The LLB Law at Goldsmiths is innovative and cutting edge, preparing lawyers for a flexible 21stcentury workplace. As such, the programme places a strong emphasis on inter-disciplinary legal analysis and equipping students with skills that are applicable to the legal profession as traditionally conceived (see, for example, our recent announcement about integrating workshops and advice on the barrister profession by the Honourable Society of the Inner Temple) but also honing skills that will be central to future legal careers.

The latest illustration of this modern approach to legal studies is an emerging collaboration with Forensic Architecture, the pioneering research agency that undertakes advanced architectural and media research on behalf of international prosecutors, human rights organisations and environmental justice groups.

On 25 March 2019, Head of Goldsmiths Law, Prof Dimitrios Giannoulopoulos, visited the award winning agency, where MA students in Research Architecture were presenting their ongoing forensic investigations, under the supervision of Dr Lorenzo Pezzani (who leads the MA Studio in Forensic Architecture) and in the presence of the director of the agency, Eyal Weizman.

The MA in Forensic Architecture examines how architecture can engage with questions of contemporary culture, politics, media, ecology and justice. Goldsmiths Law is very keen to collaborate with the MA in relation to research and teaching at the intersection of architecture and justice.

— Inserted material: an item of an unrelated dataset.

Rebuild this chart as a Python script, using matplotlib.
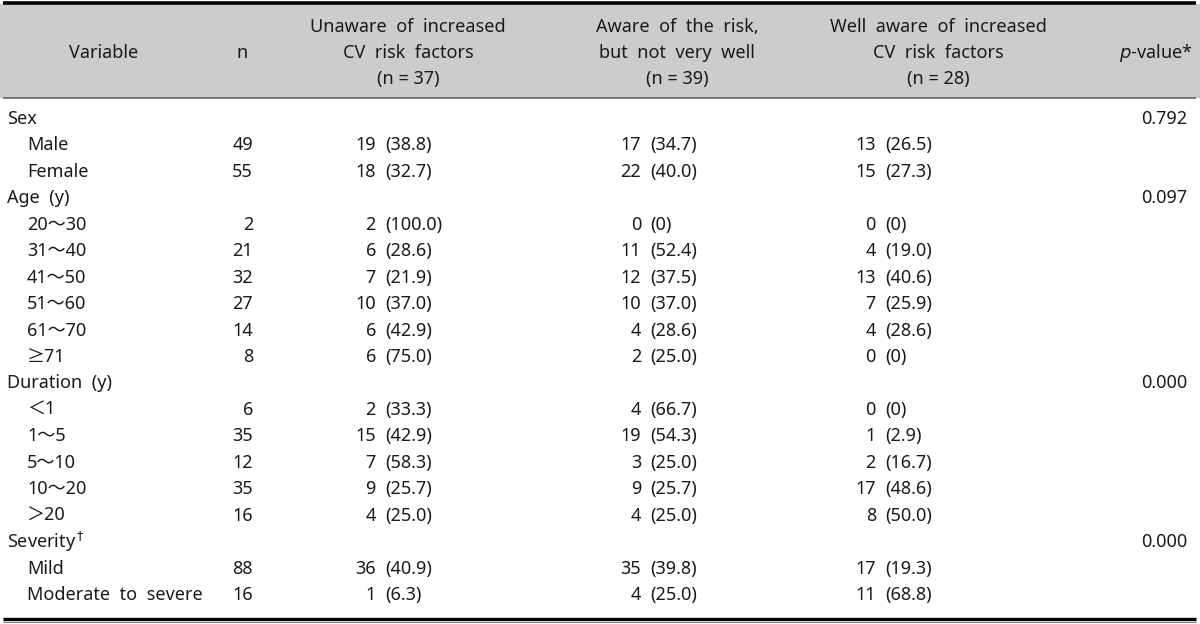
import matplotlib
matplotlib.use("Agg")
import matplotlib.pyplot as plt

plt.rcParams['font.family'] = ['Noto Sans', 'Noto Sans CJK JP', 'DejaVu Sans']

headers = ["Variable", "n",
           "Unaware  of  increased\nCV  risk  factors\n(n = 37)",
           "Aware  of  the  risk,\nbut  not  very  well\n(n = 39)",
           "Well  aware  of  increased\nCV  risk  factors\n(n = 28)"]

labels = ["Sex", "Male", "Female",
          "Age  (y)", "20～30", "31～40", "41～50", "51～60", "61～70", "≥71",
          "Duration  (y)", "＜1", "1～5", "5～10", "10～20", "＞20",
          "Severity$^\\dagger$", "Mild", "Moderate  to  severe"]
is_group = [True, False, False,
            True, False, False, False, False, False, False,
            True, False, False, False, False, False,
            True, False, False]
n_vals = ["", "49", "55", "", "2", "21", "32", "27", "14", "8",
          "", "6", "35", "12", "35", "16", "", "88", "16"]
unaware_n = ["", "19", "18", "", "2", "6", "7", "10", "6", "6",
             "", "2", "15", "7", "9", "4", "", "36", "1"]
unaware_pct = ["", "(38.8)", "(32.7)", "", "(100.0)", "(28.6)", "(21.9)", "(37.0)", "(42.9)", "(75.0)",
               "", "(33.3)", "(42.9)", "(58.3)", "(25.7)", "(25.0)", "", "(40.9)", "(6.3)"]
aware_n = ["", "17", "22", "", "0", "11", "12", "10", "4", "2",
           "", "4", "19", "3", "9", "4", "", "35", "4"]
aware_pct = ["", "(34.7)", "(40.0)", "", "(0)", "(52.4)", "(37.5)", "(37.0)", "(28.6)", "(25.0)",
             "", "(66.7)", "(54.3)", "(25.0)", "(25.7)", "(25.0)", "", "(39.8)", "(25.0)"]
well_n = ["", "13", "15", "", "0", "4", "13", "7", "4", "0",
          "", "0", "1", "2", "17", "8", "", "17", "11"]
well_pct = ["", "(26.5)", "(27.3)", "", "(0)", "(19.0)", "(40.6)", "(25.9)", "(28.6)", "(0)",
            "", "(0)", "(2.9)", "(16.7)", "(48.6)", "(50.0)", "", "(19.3)", "(68.8)"]
p_vals = ["0.792", "", "", "0.097", "", "", "", "", "", "",
          "0.000", "", "", "", "", "", "0.000", "", ""]

W, H = 1200, 624
fig = plt.figure(figsize=(W / 100, H / 100), dpi=100)
ax = fig.add_axes([0, 0, 1, 1])
ax.set_xlim(0, W)
ax.set_ylim(H, 0)
ax.axis("off")

fs = 13
tc = "#1a1a1a"
# header background
ax.axhspan(4, 97, color="#cccccc", zorder=0)
ax.plot([3, 1196], [2.5, 2.5], color="black", lw=2.6, solid_capstyle="butt")
ax.plot([3, 1196], [97.5, 97.5], color="#6e6e6e", lw=1.3, solid_capstyle="butt")
ax.plot([3, 1196], [619, 619], color="black", lw=2.4, solid_capstyle="butt")
ax.plot([3, 1196], [621.5, 621.5], color="#888888", lw=0.8, solid_capstyle="butt")

hdr_x = [104, 242, 408, 677, 938]
for hx, h in zip(hdr_x, headers):
    ax.text(hx, 53, h, ha="center", va="center", fontsize=fs,
            linespacing=1.55, color=tc)
ax.text(1156, 53, "$p$-value*", ha="center", va="center", fontsize=fs, color=tc,
        math_fontfamily="dejavusans")

y0, dy = 119, 26.45
for i, lab in enumerate(labels):
    y = y0 + i * dy
    ax.text(7 if is_group[i] else 27, y, lab, ha="left", va="center", fontsize=fs, color=tc)
    ax.text(253, y, n_vals[i], ha="right", va="center", fontsize=fs, color=tc)
    for cx, px, cn, cp in [(376, 385, unaware_n, unaware_pct),
                           (641, 650, aware_n, aware_pct),
                           (876, 885, well_n, well_pct)]:
        ax.text(cx, y, cn[i], ha="right", va="center", fontsize=fs, color=tc)
        ax.text(px, y, cp[i], ha="left", va="center", fontsize=fs, color=tc)
    ax.text(1187, y, p_vals[i], ha="right", va="center", fontsize=fs, color=tc)

fig.savefig("out.png", dpi=100)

One of the students who presented their work at the workshop, Dimitra Andritsou, examines the politics of fire at play at Moria refugee camp on the island of Lesvos, one of the frontier ‘chokepoints’ of the European border regime.

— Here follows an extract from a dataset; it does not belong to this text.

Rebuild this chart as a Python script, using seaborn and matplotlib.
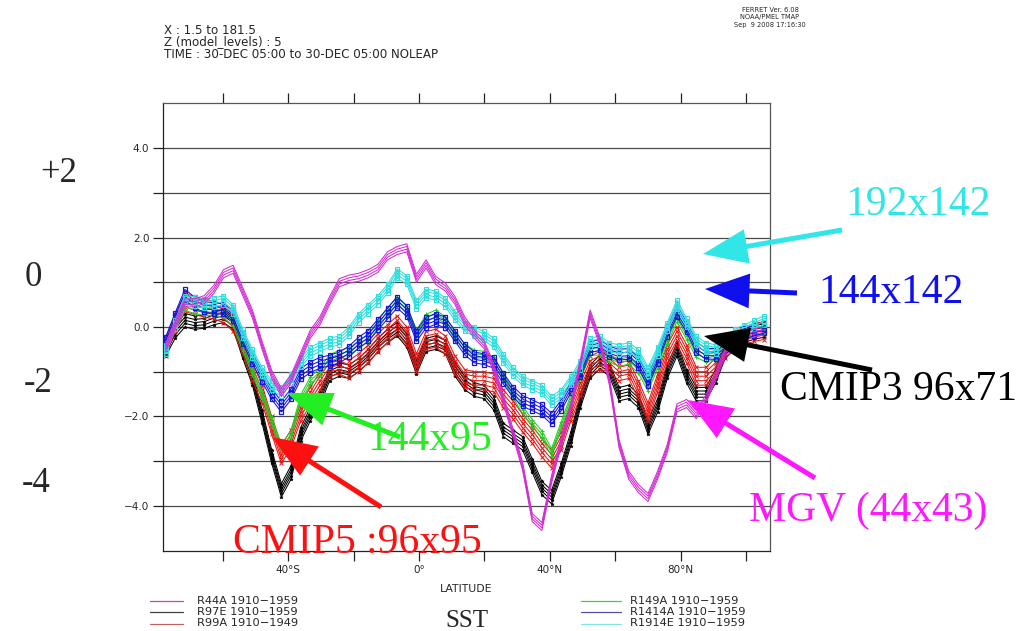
import numpy as np
import pandas as pd
import matplotlib
matplotlib.use("Agg")
import matplotlib.pyplot as plt
from matplotlib.lines import Line2D
import seaborn as sns

# ---------------------------------------------------------------------------
# Zonal-mean SST difference (model level 5) along latitude, one ensemble per run
# ---------------------------------------------------------------------------
LATITUDE = np.linspace(-77.5, 105.4, 63)

SST_R44A = [-0.45, 0.05, 0.55, 0.55, 0.62, 0.85, 1.2, 1.3, 0.8, 0.3,
            -0.4, -1.05, -1.45, -1.15, -0.65, -0.15, 0.15, 0.6, 1.0, 1.08,
            1.12, 1.2, 1.32, 1.6, 1.72, 1.78, 1.1, 1.42, 1.05, 0.9,
            0.6, 0.15, -0.15, -0.38, -0.9, -1.6, -2.35, -3.1, -4.25, -4.45,
            -3.4, -2.55, -1.8, -0.8, 0.3, -0.3, -1.2, -2.6, -3.3, -3.6,
            -3.8, -3.3, -2.7, -1.8, -1.7, -1.95, -1.6, -1.1, -0.55, -0.35,
            -0.2, -0.12, -0.08]

SST_R97E = [-0.5, -0.1, 0.15, 0.1, 0.12, 0.2, 0.25, 0.1, -0.55, -1.15,
            -2.0, -2.9, -3.65, -3.25, -2.4, -1.95, -1.6, -1.05, -0.95, -1.0,
            -0.85, -0.65, -0.4, -0.2, -0.05, -0.3, -0.9, -0.4, -0.35, -0.45,
            -0.95, -1.25, -1.4, -1.45, -1.7, -2.3, -2.45, -2.6, -3.1, -3.6,
            -3.8, -3.2, -2.5, -1.65, -1.0, -0.78, -0.95, -1.5, -1.45, -1.65,
            -2.25, -1.75, -1.0, -0.5, -1.1, -1.5, -1.5, -1.1, -0.55, -0.35,
            -0.2, -0.12, -0.08]

SST_R99A = [-0.45, 0.1, 0.55, 0.48, 0.42, 0.38, 0.3, 0.1, -0.4, -1.0,
            -1.5, -2.2, -2.85, -2.5, -1.9, -1.55, -1.2, -0.9, -0.85, -0.95,
            -0.8, -0.6, -0.35, -0.15, 0.05, -0.2, -0.8, -0.3, -0.25, -0.4,
            -0.85, -1.15, -1.2, -1.2, -1.25, -1.6, -1.85, -2.15, -2.4, -2.7,
            -2.95, -2.55, -1.9, -1.35, -0.85, -0.75, -0.8, -1.0, -0.95, -1.4,
            -1.9, -1.25, -0.6, -0.2, -0.6, -1.1, -1.1, -0.9, -0.5, -0.3,
            -0.2, -0.12, -0.08]

SST_R149A = [-0.4, 0.0, 0.45, 0.38, 0.35, 0.32, 0.3, 0.1, -0.45, -1.0,
             -1.5, -2.1, -2.7, -2.4, -1.6, -1.2, -1.0, -0.7, -0.6, -0.55,
             -0.4, -0.25, 0.05, 0.35, 0.6, 0.4, -0.15, 0.2, 0.3, 0.15,
             -0.2, -0.45, -0.6, -0.62, -0.75, -1.1, -1.5, -1.85, -2.15, -2.4,
             -2.8, -2.2, -1.6, -1.05, -0.55, -0.55, -0.7, -0.8, -0.75, -0.95,
             -1.35, -0.85, -0.3, 0.2, -0.2, -0.6, -0.7, -0.65, -0.45, -0.3,
             -0.2, -0.12, -0.05]

SST_R1414A = [-0.35, 0.2, 0.72, 0.55, 0.45, 0.42, 0.4, 0.25, -0.25, -0.7,
              -1.1, -1.5, -1.78, -1.5, -1.05, -0.9, -0.8, -0.75, -0.68, -0.55,
              -0.35, -0.2, 0.05, 0.3, 0.55, 0.35, -0.2, 0.1, 0.18, 0.1,
              -0.2, -0.5, -0.68, -0.72, -0.8, -1.15, -1.45, -1.65, -1.75, -1.85,
              -2.05, -1.75, -1.35, -1.0, -0.45, -0.4, -0.55, -0.62, -0.6, -0.8,
              -1.2, -0.7, -0.1, 0.35, 0.0, -0.45, -0.6, -0.6, -0.4, -0.25,
              -0.15, -0.08, -0.02]

SST_R1914E = [-0.5, 0.05, 0.6, 0.58, 0.52, 0.55, 0.6, 0.4, -0.15, -0.6,
              -1.0, -1.3, -1.45, -1.15, -0.8, -0.55, -0.45, -0.35, -0.3, -0.1,
              0.2, 0.4, 0.6, 0.85, 1.2, 1.05, 0.5, 0.75, 0.7, 0.55,
              0.25, 0.0, -0.1, -0.2, -0.35, -0.7, -1.0, -1.2, -1.3, -1.4,
              -1.65, -1.5, -1.2, -0.85, -0.35, -0.3, -0.45, -0.5, -0.45, -0.6,
              -1.0, -0.55, 0.0, 0.5, 0.1, -0.3, -0.45, -0.5, -0.32, -0.15,
              -0.05, 0.05, 0.15]

# spread of the individual ensemble members about each centre line
MEMBERS_R44A = [-0.1, -0.04, 0.02, 0.08]
MEMBERS_R97E = [-0.15, -0.07, 0.0, 0.07, 0.15]
MEMBERS_R99A = [-0.2, -0.1, 0.0, 0.1, 0.2]
MEMBERS_R149A = [-0.08, 0.0, 0.08]
MEMBERS_R1414A = [-0.12, -0.04, 0.04, 0.12]
MEMBERS_R1914E = [-0.1, -0.03, 0.04, 0.1]

RUN_LABELS = ["R44A 1910\u22121959", "R97E 1910\u22121959", "R99A 1910\u22121949",
              "R149A 1910\u22121959", "R1414A 1910\u22121959", "R1914E 1910\u22121959"]

X_MAJOR = [-40, 0, 40, 80]
X_MAJOR_LABELS = ["40\u00b0S", "0\u00b0", "40\u00b0N", "80\u00b0N"]
X_MINOR = [-60, -20, 20, 60, 100]
Y_TICKS = [-4, -3, -2, -1, 0, 1, 2, 3, 4]
Y_TICK_LABELS = ["\u22124.0", "", "\u22122.0", "", "0.0", "", "2.0", "", "4.0"]

LEFT_SCALE = ["+2", "0", "-2", "-4"]
GRID_NOTES = ["192x142", "144x142", "CMIP3 96x71", "MGV (44x43)", "144x95", "CMIP5 :96x95"]

HEADER_LINES = ["X : 1.5 to 181.5", "Z (model_levels) : 5",
                "TIME : 30-DEC 05:00 to 30-DEC 05:00 NOLEAP"]
STAMP_LINES = ["FERRET Ver. 6.08", "NOAA/PMEL TMAP", "Sep  9 2008 17:16:30"]

# ---------------------------------------------------------------------------
sns.set_style("white")
plt.rcParams["font.family"] = ["DejaVu Sans"]
plt.rcParams["axes.unicode_minus"] = True

W, H = 1023, 631
fig = plt.figure(figsize=(W / 100, H / 100), dpi=100)
fig.patch.set_facecolor("white")


def fx(x):
    return x / W


def fy(y):
    return 1 - y / H


ax = fig.add_axes([fx(163.3), fy(550.7), (770 - 163.3) / W, (550.7 - 103.3) / H])

runs = [
    # label, values, members, colour, marker style
    (RUN_LABELS[1], SST_R97E, MEMBERS_R97E, "#000000",
     dict(marker="*", markersize=2.6, markerfacecolor="#000000", markeredgecolor="#000000", markeredgewidth=0.4)),
    (RUN_LABELS[2], SST_R99A, MEMBERS_R99A, "#e81410",
     dict(marker="x", markersize=2.8, markerfacecolor="#e81410", markeredgecolor="#e81410", markeredgewidth=0.7)),
    (RUN_LABELS[3], SST_R149A, MEMBERS_R149A, "#22cc22",
     dict(marker="+", markersize=3.0, markerfacecolor="#22cc22", markeredgecolor="#22cc22", markeredgewidth=0.7)),
    (RUN_LABELS[4], SST_R1414A, MEMBERS_R1414A, "#1414e0",
     dict(marker="s", markersize=3.2, markerfacecolor="none", markeredgecolor="#1414e0", markeredgewidth=0.9)),
    (RUN_LABELS[5], SST_R1914E, MEMBERS_R1914E, "#30dede",
     dict(marker="s", markersize=3.2, markerfacecolor="none", markeredgecolor="#30dede", markeredgewidth=0.8)),
    (RUN_LABELS[0], SST_R44A, MEMBERS_R44A, "#d22cd2", dict()),
]

frames = []
for label, values, members, _, _ in runs:
    for i, off in enumerate(members):
        frames.append(pd.DataFrame({"lat": LATITUDE,
                                    "sst": np.asarray(values) + off,
                                    "member": i,
                                    "run": label}))
data = pd.concat(frames, ignore_index=True)

for z, (label, _, _, colour, mstyle) in enumerate(runs):
    sub = data[data["run"] == label]
    sns.lineplot(data=sub, x="lat", y="sst", units="member", estimator=None,
                 sort=False, color=colour, linewidth=0.75, ax=ax, legend=False,
                 zorder=3 + z, **mstyle)

ax.set_xlim(-78.2, 107.3)
ax.set_ylim(-5, 5)
ax.set_xticks(X_MAJOR)
ax.set_xticklabels(X_MAJOR_LABELS)
ax.set_xticks(X_MINOR, minor=True)
ax.set_yticks(Y_TICKS)
ax.set_yticklabels(Y_TICK_LABELS)
ax.set_xlabel("")
ax.set_ylabel("")
ax.tick_params(axis="x", which="both", direction="out", length=7, width=0.9,
               top=True, bottom=True, labelsize=7.5, pad=3, color="#222222")
ax.tick_params(axis="y", which="both", direction="out", length=7, width=0.9,
               left=True, right=False, labelsize=7.5, pad=3, color="#222222")
ax.yaxis.grid(True, color="#4a4a4a", linewidth=0.9, zorder=1)
ax.set_axisbelow(True)
for side, sp in ax.spines.items():
    sp.set_visible(True)
    sp.set_color("#222222" if side in ("left", "bottom") else "#555555")
    sp.set_linewidth(0.9)

fig.text(fx(466.5), fy(589), "LATITUDE", ha="center", va="center", fontsize=7.8)
fig.text(fx(467), fy(621), "SST", ha="center", va="center", fontsize=18,
         family="Liberation Serif")

# header block
for i, line in enumerate(HEADER_LINES):
    fig.text(fx(164), fy(30 + 12 * i), line, ha="left", va="center", fontsize=8.6)
for i, line in enumerate(STAMP_LINES):
    fig.text(fx(770), fy(10 + 7.5 * i), line, ha="center", va="center", fontsize=4.8)

# run legend below the axis
legend_rows = [600.5, 612, 623.5]
legend_colours = ["#c040c0", "#404040", "#c06060", "#44cc44", "#5050a8", "#80e4e4"]
for i, label in enumerate(RUN_LABELS):
    col = i // 3
    y = legend_rows[i % 3]
    x0, x1, xt = (150, 183, 197) if col == 0 else (581, 621, 630)
    fig.add_artist(Line2D([fx(x0), fx(x1)], [fy(y), fy(y)], transform=fig.transFigure,
                          color=legend_colours[i], linewidth=0.9))
    fig.text(fx(xt), fy(y), label, ha="left", va="center", fontsize=8.2)

# hand-written scale on the left
for txt, (x, y) in zip(LEFT_SCALE, [(59, 174), (33, 277), (38, 383), (36, 483)]):
    fig.text(fx(x), fy(y), txt, ha="center", va="center", fontsize=25,
             family="Liberation Serif")

# grid-resolution call-outs with arrows
notes = [
    (GRID_NOTES[0], "#30e6e6", (918, 205), (842, 230), (703, 254)),
    (GRID_NOTES[1], "#1010ee", (891, 293), (797, 293), (705, 289)),
    (GRID_NOTES[2], "#000000", (899, 390), (872, 370), (704, 336)),
    (GRID_NOTES[3], "#ff18ff", (868, 511), (815, 478), (688, 400)),
    (GRID_NOTES[4], "#22ee22", (430, 440), (400, 437), (287, 393)),
    (GRID_NOTES[5], "#ff1010", (357, 543), (381, 507), (272, 437)),
]
for txt, colour, tpos, tail, tip in notes:
    ax.annotate("", xy=(tip[0], H - tip[1]), xycoords="figure pixels",
                xytext=(tail[0], H - tail[1]), textcoords="figure pixels",
                annotation_clip=False, zorder=20,
                arrowprops=dict(arrowstyle="simple,head_length=1.6,head_width=1.25,tail_width=0.18",
                                color=colour, mutation_scale=20, shrinkA=0, shrinkB=0, lw=0))
    fig.text(fx(tpos[0]), fy(tpos[1]), txt, ha="center", va="center", fontsize=30,
             color=colour, family="Liberation Serif", zorder=21)

fig.savefig("out.png", dpi=100, facecolor="white")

Slide from Dimitra Andritsou’s research presentation on fires at the Moria refugee camp as a manifestation of abandonment from the part of the state (credit: Dimitra Andritsou)

‘From blazes of indignation to flaring humanitarian infrastructure, fire on the island emerges as a lurking, ubiquitous presence’, her research project argues.

Dimitra’s work interrogates fire’s ‘manifestation as an ambiguous force that highlights the precarious, differentiated regime of abandonment and care, and thus signals institutional failure at diverse, inter-scalar registers’.

The Moria refugee camp (copyright: Giorgos Moutafis/Reuters)

Entering in conversation with Prof Giannoulopoulos about varied levels of accountability, and opportunities for intervention, from the local to the national and then to the transnational, including from relevant EU institutions, Dimitra replied that there was ‘an urgent need to problematize and rethink how accountability may be addressed at diverse levels in such a conflictual field’.

Earlier on this academic year, Forensic Architecture’s deputy director, Christina Varvia, spoke at Goldsmiths Law’s symposium on Technology and Human Rights (November 2018).

Forensic Architecture’s deputy director, Christina Varvia, speaking at Goldsmiths Law’s symposium on technology and human rights

Forensic Architecture have won several awards for their bold and innovative work, and were nominated for the 2018 Turner Prize.